Die Euphemismen-Tretmühle
Viele wollen nicht, dass man über diese Wirklichkeit spricht. Viele fühlen sich vor den Kopf gestoßen. Bloß keine Bilder zeigen; von Schwangerschaftsunterbrechung und vom Fötus sprechen, nicht von Abtreibung und Baby, sonst argumentiert man emotionalisiert, gemein und rücksichtslos gegenüber der Frau. Dabei wurde von den ersten Feministinnen im 19. und frühen 20. Jahrhundert Abtreibung sogar gleichgesetzt mit Infantizid. Frauen, die sich zu einer Abtreibung entschlossen haben, zeigt man ihren Fötus für gewöhnlich auch nicht mehr im Ultraschall (außer neuerdings in Ungarn, wo es jetzt verpflichtend ist, der Mutter vor einer Abtreibung das “Vorliegen der Lebensfunktionen” ihres Kindes zu zeigen!). Das wäre ja unzumutbar. Die „Gefahr“ der mütterlichen Bindung und die Belastung dadurch wäre zu groß. Was man nicht sieht, gibt es nicht wirklich, meint man. Aber wir Frauen sind keine Maschinen, die man nach Belieben an- und abstellen kann. Wir wollen vielleicht zunächst nicht sehen, aber unser Fühlen können wir nicht für immer betäuben.
Es ist verständlich, dass man all das nicht hören und sehen möchte. Es ist nämlich hart. So viele Frauen haben diese Erfahrung machen müssen. Ihnen können wir nur mit größtem Einfühlungsvermögen und Mitleid begegnen. Doch ist es für sie eine Lösung, auf ewig die erlebte Realität zu verdrängen? Auch bei Kriegsbildern kommen uns die Tränen. Aber wir zwingen uns, hinzusehen. Das verlangt unser Gewissen. Es ist die Realität. Und wenn die Realität zu grausam ist, als dass man über sie sprechen kann, gehört sie verändert. Nicht unser Umgang mit ihr oder unsere Einstellung zu ihr – sonst stinkt die Sache ganz schnell nach “Drittem Reich”. Wir wollen nicht in aller Gelassenheit und Selbstverständlichkeit vom Töten reden können.

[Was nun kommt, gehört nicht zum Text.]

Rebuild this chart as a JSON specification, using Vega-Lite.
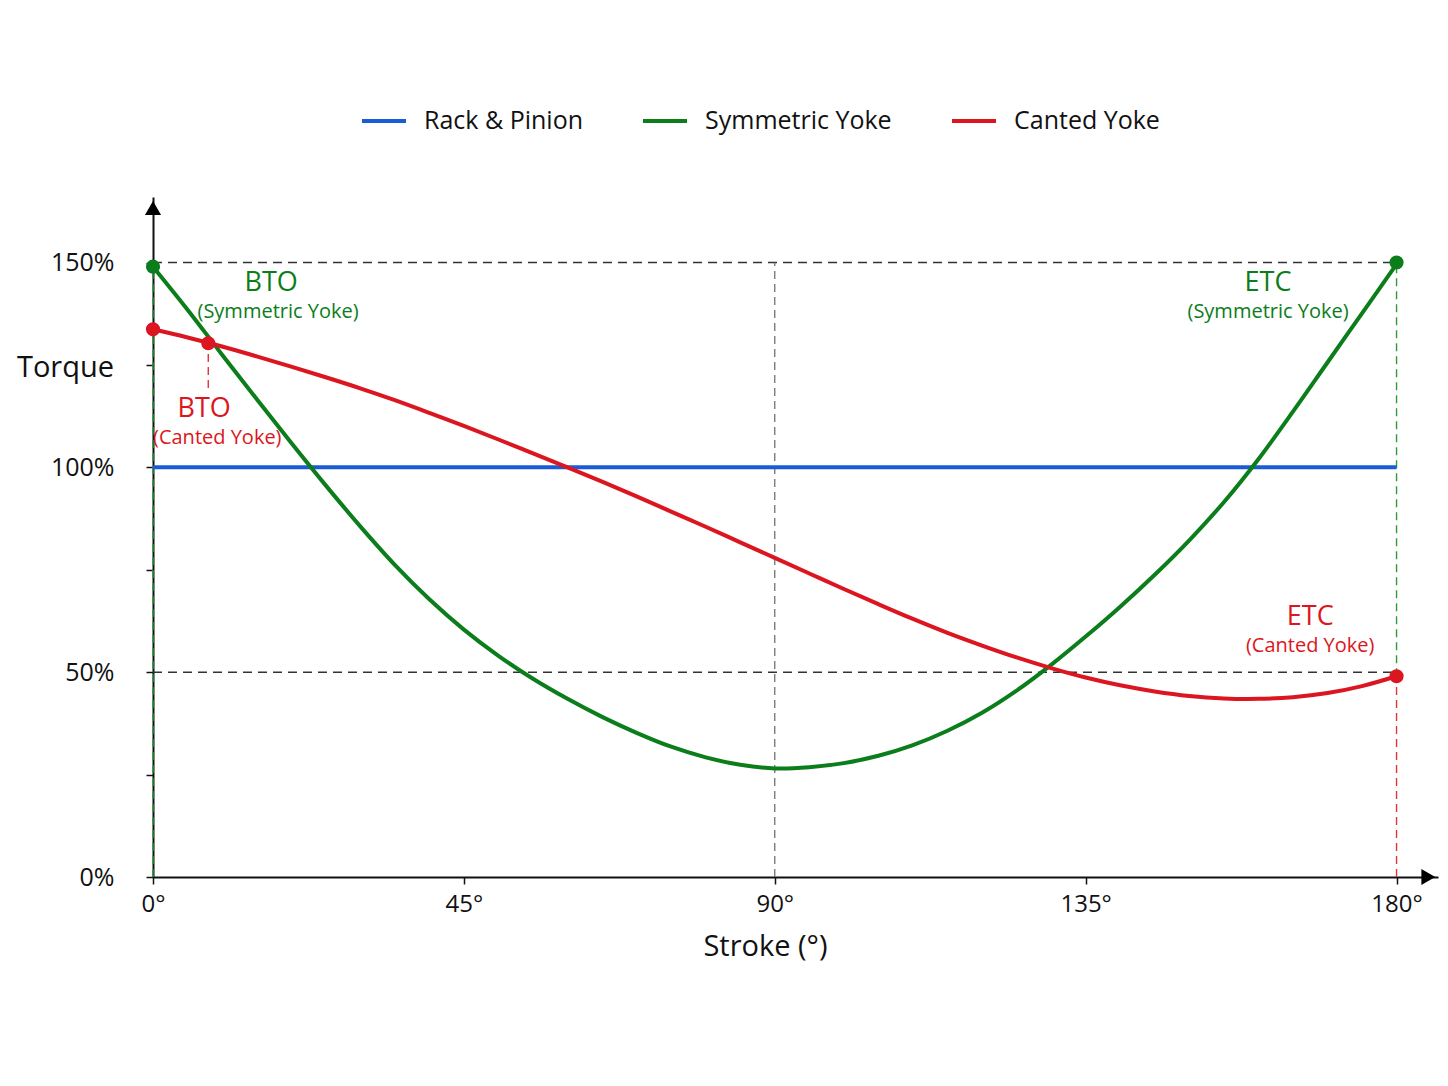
{
  "$schema": "https://vega.github.io/schema/vega-lite/v6.json",
  "autosize": "none",
  "width": 1285,
  "height": 680,
  "padding": {"left": 153, "top": 197, "right": 10, "bottom": 209},
  "background": "white",
  "datasets": {
    "curves": [
      {"series": "Rack & Pinion", "deg": 0, "pct": 100},
      {"series": "Rack & Pinion", "deg": 180, "pct": 100},
      {"series": "Symmetric Yoke", "deg": 0, "pct": 149},
      {"series": "Symmetric Yoke", "deg": 5, "pct": 138.5},
      {"series": "Symmetric Yoke", "deg": 10, "pct": 127.5},
      {"series": "Symmetric Yoke", "deg": 15, "pct": 116.7},
      {"series": "Symmetric Yoke", "deg": 20, "pct": 106},
      {"series": "Symmetric Yoke", "deg": 25, "pct": 95.6},
      {"series": "Symmetric Yoke", "deg": 30, "pct": 85.6},
      {"series": "Symmetric Yoke", "deg": 35, "pct": 76.2},
      {"series": "Symmetric Yoke", "deg": 40, "pct": 67.8},
      {"series": "Symmetric Yoke", "deg": 45, "pct": 60.4},
      {"series": "Symmetric Yoke", "deg": 50, "pct": 54},
      {"series": "Symmetric Yoke", "deg": 55, "pct": 48.4},
      {"series": "Symmetric Yoke", "deg": 60, "pct": 43.5},
      {"series": "Symmetric Yoke", "deg": 65, "pct": 39.1},
      {"series": "Symmetric Yoke", "deg": 70, "pct": 35.2},
      {"series": "Symmetric Yoke", "deg": 75, "pct": 31.8},
      {"series": "Symmetric Yoke", "deg": 80, "pct": 29.2},
      {"series": "Symmetric Yoke", "deg": 85, "pct": 27.4},
      {"series": "Symmetric Yoke", "deg": 90, "pct": 26.5},
      {"series": "Symmetric Yoke", "deg": 95, "pct": 26.8},
      {"series": "Symmetric Yoke", "deg": 100, "pct": 27.8},
      {"series": "Symmetric Yoke", "deg": 105, "pct": 29.6},
      {"series": "Symmetric Yoke", "deg": 110, "pct": 32.2},
      {"series": "Symmetric Yoke", "deg": 115, "pct": 35.7},
      {"series": "Symmetric Yoke", "deg": 120, "pct": 40.1},
      {"series": "Symmetric Yoke", "deg": 125, "pct": 45.5},
      {"series": "Symmetric Yoke", "deg": 130, "pct": 51.8},
      {"series": "Symmetric Yoke", "deg": 135, "pct": 58.7},
      {"series": "Symmetric Yoke", "deg": 140, "pct": 66},
      {"series": "Symmetric Yoke", "deg": 145, "pct": 73.8},
      {"series": "Symmetric Yoke", "deg": 150, "pct": 82.2},
      {"series": "Symmetric Yoke", "deg": 155, "pct": 91.5},
      {"series": "Symmetric Yoke", "deg": 160, "pct": 102},
      {"series": "Symmetric Yoke", "deg": 165, "pct": 113.6},
      {"series": "Symmetric Yoke", "deg": 170, "pct": 125.6},
      {"series": "Symmetric Yoke", "deg": 175, "pct": 137.6},
      {"series": "Symmetric Yoke", "deg": 180, "pct": 149.6},
      {"series": "Canted Yoke", "deg": 0, "pct": 133.7},
      {"series": "Canted Yoke", "deg": 5, "pct": 131.7},
      {"series": "Canted Yoke", "deg": 10, "pct": 129.5},
      {"series": "Canted Yoke", "deg": 15, "pct": 127.1},
      {"series": "Canted Yoke", "deg": 20, "pct": 124.6},
      {"series": "Canted Yoke", "deg": 25, "pct": 122},
      {"series": "Canted Yoke", "deg": 30, "pct": 119.3},
      {"series": "Canted Yoke", "deg": 35, "pct": 116.4},
      {"series": "Canted Yoke", "deg": 40, "pct": 113.3},
      {"series": "Canted Yoke", "deg": 45, "pct": 110.1},
      {"series": "Canted Yoke", "deg": 50, "pct": 106.8},
      {"series": "Canted Yoke", "deg": 55, "pct": 103.4},
      {"series": "Canted Yoke", "deg": 60, "pct": 100},
      {"series": "Canted Yoke", "deg": 65, "pct": 96.5},
      {"series": "Canted Yoke", "deg": 70, "pct": 92.9},
      {"series": "Canted Yoke", "deg": 75, "pct": 89.2},
      {"series": "Canted Yoke", "deg": 80, "pct": 85.5},
      {"series": "Canted Yoke", "deg": 85, "pct": 81.7},
      {"series": "Canted Yoke", "deg": 90, "pct": 77.9},
      {"series": "Canted Yoke", "deg": 95, "pct": 74.1},
      {"series": "Canted Yoke", "deg": 100, "pct": 70.3},
      {"series": "Canted Yoke", "deg": 105, "pct": 66.6},
      {"series": "Canted Yoke", "deg": 110, "pct": 63},
      {"series": "Canted Yoke", "deg": 115, "pct": 59.6},
      {"series": "Canted Yoke", "deg": 120, "pct": 56.5},
      {"series": "Canted Yoke", "deg": 125, "pct": 53.6},
      {"series": "Canted Yoke", "deg": 130, "pct": 51},
      {"series": "Canted Yoke", "deg": 135, "pct": 48.7},
      {"series": "Canted Yoke", "deg": 140, "pct": 46.8},
      {"series": "Canted Yoke", "deg": 145, "pct": 45.3},
      {"series": "Canted Yoke", "deg": 150, "pct": 44.2},
      {"series": "Canted Yoke", "deg": 155, "pct": 43.6},
      {"series": "Canted Yoke", "deg": 160, "pct": 43.5},
      {"series": "Canted Yoke", "deg": 165, "pct": 43.9},
      {"series": "Canted Yoke", "deg": 170, "pct": 44.9},
      {"series": "Canted Yoke", "deg": 175, "pct": 46.6},
      {"series": "Canted Yoke", "deg": 180, "pct": 49}
    ]
  },
  "encoding": {
    "x": {
      "field": "deg",
      "type": "quantitative",
      "scale": {"domain": [0, 186], "nice": false, "zero": false},
      "axis": {
        "values": [0, 45, 90, 135, 180],
        "labelExpr": "datum.value + '°'",
        "labelFlush": false,
        "title": "Stroke (°)",
        "titleX": 612,
        "titlePadding": 16,
        "titleFontSize": 29,
        "titleFontWeight": "normal",
        "labelFontSize": 24,
        "labelPadding": 8,
        "tickSize": 7,
        "grid": false
      }
    },
    "y": {
      "field": "pct",
      "type": "quantitative",
      "scale": {"domain": [0, 166], "nice": false},
      "axis": {
        "values": [0, 25, 50, 75, 100, 125, 150],
        "labelExpr": "datum.value % 50 == 0 ? datum.value + '%' : ''",
        "labelFlush": false,
        "title": "Torque",
        "titleAngle": 0,
        "titleX": -88,
        "titleY": 170,
        "titleAlign": "center",
        "titleBaseline": "middle",
        "titleFontSize": 29,
        "titleFontWeight": "normal",
        "labelFontSize": 25,
        "labelPadding": 32,
        "tickSize": 7,
        "grid": false
      }
    }
  },
  "layer": [
    {
      "data": {"values": [
        {"deg": 0, "deg2": 180, "pct": 150, "pct2": 150},
        {"deg": 0, "deg2": 180, "pct": 50, "pct2": 50}
      ]},
      "mark": {"type": "rule", "color": "#333333", "strokeWidth": 1.6, "strokeDash": [9, 6]},
      "encoding": {"x2": {"field": "deg2"}, "y2": {"field": "pct2"}}
    },
    {
      "data": {"values": [
        {"deg": 90, "deg2": 90, "pct": 0, "pct2": 150}
      ]},
      "mark": {"type": "rule", "color": "#666666", "strokeWidth": 1.2, "strokeDash": [8, 5]},
      "encoding": {"x2": {"field": "deg2"}, "y2": {"field": "pct2"}}
    },
    {
      "data": {"values": [
        {"deg": 180, "deg2": 180, "pct": 49, "pct2": 150},
        {"deg": 0, "deg2": 0, "pct": 0, "pct2": 149}
      ]},
      "mark": {"type": "rule", "color": "#2e9a3a", "strokeWidth": 1.4, "strokeDash": [8, 5]},
      "encoding": {"x2": {"field": "deg2"}, "y2": {"field": "pct2"}}
    },
    {
      "data": {"values": [
        {"deg": 180, "deg2": 180, "pct": 0, "pct2": 49},
        {"deg": 8, "deg2": 8, "pct": 119.4, "pct2": 130.3}
      ]},
      "mark": {"type": "rule", "color": "#e0343a", "strokeWidth": 1.4, "strokeDash": [8, 5]},
      "encoding": {"x2": {"field": "deg2"}, "y2": {"field": "pct2"}}
    },
    {
      "data": {"name": "curves"},
      "mark": {"type": "line", "strokeWidth": 4, "interpolate": "catmull-rom"},
      "encoding": {
        "color": {
          "field": "series",
          "type": "nominal",
          "sort": ["Rack & Pinion", "Symmetric Yoke", "Canted Yoke"],
          "scale": {
            "domain": ["Rack & Pinion", "Symmetric Yoke", "Canted Yoke"],
            "range": ["#1a5cd6", "#0b7d1a", "#dc1620"]
          },
          "legend": {
            "title": null,
            "orient": "none",
            "direction": "horizontal",
            "legendX": 207,
            "legendY": -100,
            "symbolType": "stroke",
            "symbolSize": 1936,
            "symbolStrokeWidth": 4,
            "labelFontSize": 25,
            "labelOffset": 16,
            "columnPadding": 52,
            "labelLimit": 400
          }
        }
      }
    },
    {
      "data": {"values": [
        {"deg": 0, "pct": 149},
        {"deg": 180, "pct": 150}
      ]},
      "mark": {"type": "point", "filled": true, "opacity": 1, "size": 200, "color": "#0b7d1a"}
    },
    {
      "data": {"values": [
        {"deg": 0, "pct": 133.7},
        {"deg": 8, "pct": 130.3},
        {"deg": 180, "pct": 49}
      ]},
      "mark": {"type": "point", "filled": true, "opacity": 1, "size": 200, "color": "#dc1620"}
    },
    {
      "data": {"values": [
        {"deg": 0, "pct": 163.3, "dir": "up"},
        {"deg": 184.6, "pct": 0, "dir": "right"}
      ]},
      "mark": {"type": "point", "filled": true, "opacity": 1, "size": 260, "color": "black"},
      "encoding": {
        "shape": {
          "field": "dir",
          "type": "nominal",
          "scale": {"domain": ["up", "right"], "range": ["triangle-up", "triangle-right"]},
          "legend": null
        }
      }
    },
    {
      "data": {"values": [
        {"deg": 17.1, "pct": 145, "label": "BTO"},
        {"deg": 161.4, "pct": 145, "label": "ETC"}
      ]},
      "mark": {"type": "text", "fontSize": 27, "color": "#0b7d1a", "baseline": "middle", "align": "center"},
      "encoding": {"text": {"field": "label"}}
    },
    {
      "data": {"values": [
        {"deg": 18.1, "pct": 137.9, "label": "(Symmetric Yoke)"},
        {"deg": 161.4, "pct": 137.9, "label": "(Symmetric Yoke)"}
      ]},
      "mark": {"type": "text", "fontSize": 20, "color": "#0b7d1a", "baseline": "middle", "align": "center"},
      "encoding": {"text": {"field": "label"}}
    },
    {
      "data": {"values": [
        {"deg": 7.4, "pct": 114.2, "label": "BTO"},
        {"deg": 167.5, "pct": 63.5, "label": "ETC"}
      ]},
      "mark": {"type": "text", "fontSize": 27, "color": "#dc1620", "baseline": "middle", "align": "center"},
      "encoding": {"text": {"field": "label"}}
    },
    {
      "data": {"values": [
        {"deg": 9.3, "pct": 107.2, "label": "(Canted Yoke)"},
        {"deg": 167.5, "pct": 56.4, "label": "(Canted Yoke)"}
      ]},
      "mark": {"type": "text", "fontSize": 20, "color": "#dc1620", "baseline": "middle", "align": "center"},
      "encoding": {"text": {"field": "label"}}
    }
  ],
  "config": {
    "view": {"stroke": null},
    "font": "Open Sans",
    "axis": {
      "domainColor": "#111111",
      "domainWidth": 2,
      "tickColor": "#111111",
      "tickWidth": 1.5,
      "labelColor": "#111111",
      "titleColor": "#111111",
      "labelFont": "Open Sans",
      "titleFont": "Open Sans"
    },
    "legend": {"labelColor": "#111111", "labelFont": "Open Sans"},
    "text": {"font": "Open Sans"}
  }
}
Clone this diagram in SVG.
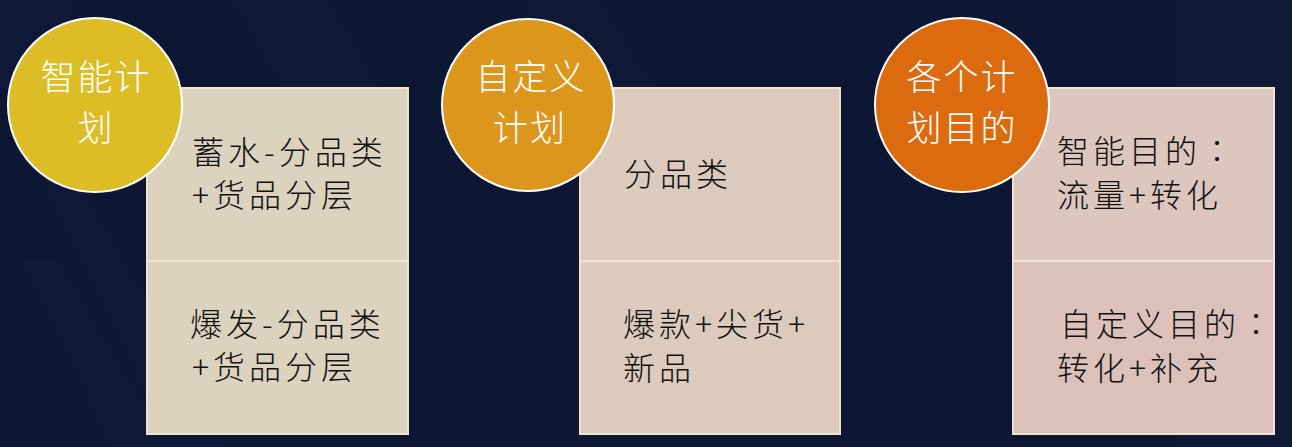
<svg xmlns="http://www.w3.org/2000/svg" width="1292" height="447" viewBox="0 0 1292 447">
<style>
.bg{fill:#0d1733}
.band{fill:#111b3a;opacity:0.6}
.box{stroke:#f0e4cf;stroke-width:2}
.div{stroke:#f0e4cf;stroke-width:2}
.circ{stroke:#ffffff;stroke-width:2}
.ct{font-family:"Noto Sans CJK SC","Noto Sans CJK TC",sans-serif;font-size:35px;fill:#ffffff;text-anchor:middle;letter-spacing:2px;font-weight:300}
.bt{font-family:"Noto Sans CJK SC","Noto Sans CJK TC",sans-serif;font-size:32px;fill:#111111;letter-spacing:4px;font-weight:300}
.tc{font-family:"Noto Sans CJK TC",sans-serif}
</style>
<rect class="bg" x="0" y="0" width="1292" height="447"/>
<g id="background">
<polygon class="band" points="20,260 60,260 170,447 110,447"/>
<polygon class="band" points="40,180 80,180 230,447 170,447"/>
<polygon class="band" points="230,0 330,0 400,120 300,120"/>
<polygon class="band" points="520,0 600,0 700,160 620,160"/>
<rect class="band" x="0" y="0" width="70" height="90" opacity="0.3"/>
<rect class="band" x="1180" y="0" width="112" height="447" opacity="0.25"/>
</g>
<g id="node1">
<rect class="box" x="147" y="88" width="261" height="346" fill="#dcd3bf"/>
<line class="div" x1="147" y1="261" x2="408" y2="261"/>
<text class="bt" x="192" y="164">蓄水-分品类</text>
<text class="bt" x="192" y="207">+货品分层</text>
<text class="bt" x="190" y="336">爆发-分品类</text>
<text class="bt" x="192" y="379">+货品分层</text>
<circle class="circ" cx="95" cy="105" r="87" fill="#dcbd26"/>
<text class="ct" x="96" y="90">智能计</text>
<text class="ct" x="96" y="141">划</text>
</g>
<g id="node2">
<rect class="box" x="580" y="88" width="260" height="346" fill="#dccbbc"/>
<line class="div" x1="580" y1="261" x2="840" y2="261"/>
<text class="bt" x="624" y="186">分品类</text>
<text class="bt" x="623" y="336">爆款+尖货+</text>
<text class="bt" x="623" y="380">新品</text>
<circle class="circ" cx="528" cy="105" r="86" fill="#dc961c"/>
<text class="ct" x="531" y="90">自定义</text>
<text class="ct" x="530" y="141">计划</text>
</g>
<g id="node3">
<rect class="box" x="1013" y="88" width="261" height="346" fill="#dcc6bd"/>
<rect x="1014" y="262" width="259" height="171" fill="#dcc1bb"/>
<line class="div" x1="1013" y1="261" x2="1274" y2="261"/>
<text class="bt" x="1057" y="163">智能目的<tspan class="tc">：</tspan></text>
<text class="bt" x="1057" y="207">流量+转化</text>
<text class="bt" x="1060" y="336">自定义目的<tspan class="tc">：</tspan></text>
<text class="bt" x="1057" y="380">转化+补充</text>
<circle class="circ" cx="962" cy="105" r="87" fill="#dc6b10"/>
<text class="ct" x="962" y="90">各个计</text>
<text class="ct" x="962" y="141">划目的</text>
</g>
<g id="connectors"></g>
</svg>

Was ist, wenn wir die Wahl haben?
Wenn etwas lange andauert, kaum zu bewältigen scheint und halbfester Bestandteil einer Gesellschaft und eines Weltbildes wird, wird es wohl nach und nach einfach als normal wahrgenommen. Krieg mag unumgänglich scheinen, und wahrscheinlich ist es der politische Krieg, den wir aus der Welt kennen, manchmal tatsächlich. Aber was, wenn wir selber die Wahl hätten? Wie sieht es in uns selber aus? Wie sieht es in unserer Familie aus? Wie sieht es in unserem Mutterleib aus? Wollen wir nicht wenigstens diesen Ort als waffenfreie Zone bewahren? Wollen wir nicht wenigstens unsere Kinder vor Krieg verschonen?
Es herrscht ein Krieg, mitten in unserer Gesellschaft, am Ort, der der sicherste für jedes Kind sein sollte, und nicht der gefährlichste (und das ist er: Jedes 3.-4. Kind stirbt dort). Weltfriede beginnt im Mutterleib. Weg mit den Tabus. Schauen wir hin, und entscheiden dann, ob wir das Thema entstigmatisieren und normalisieren können.
Mag. Josef Apperl
Liebe Natalie Ehrensberger
Für deine so wichtige Initiative für das ungeborene Leben in Tirol möchte ich mich bei dir und deinem Team sehr bedanken. Ihr habt alle den Mut gegen das neue politische Establishment in Tirol aufzutreten. Der hl. Josef ist unser Landespatron und so können wir Tiroler ihn stets um seine Hilfe bitten besonders jetzt in diesem Anliegen. Er ist der Patron der Familien. Daher ist es so wichtig, euer Anliegen unter seinen Schutz zu stellen, denn die Anfechtung werden kommen.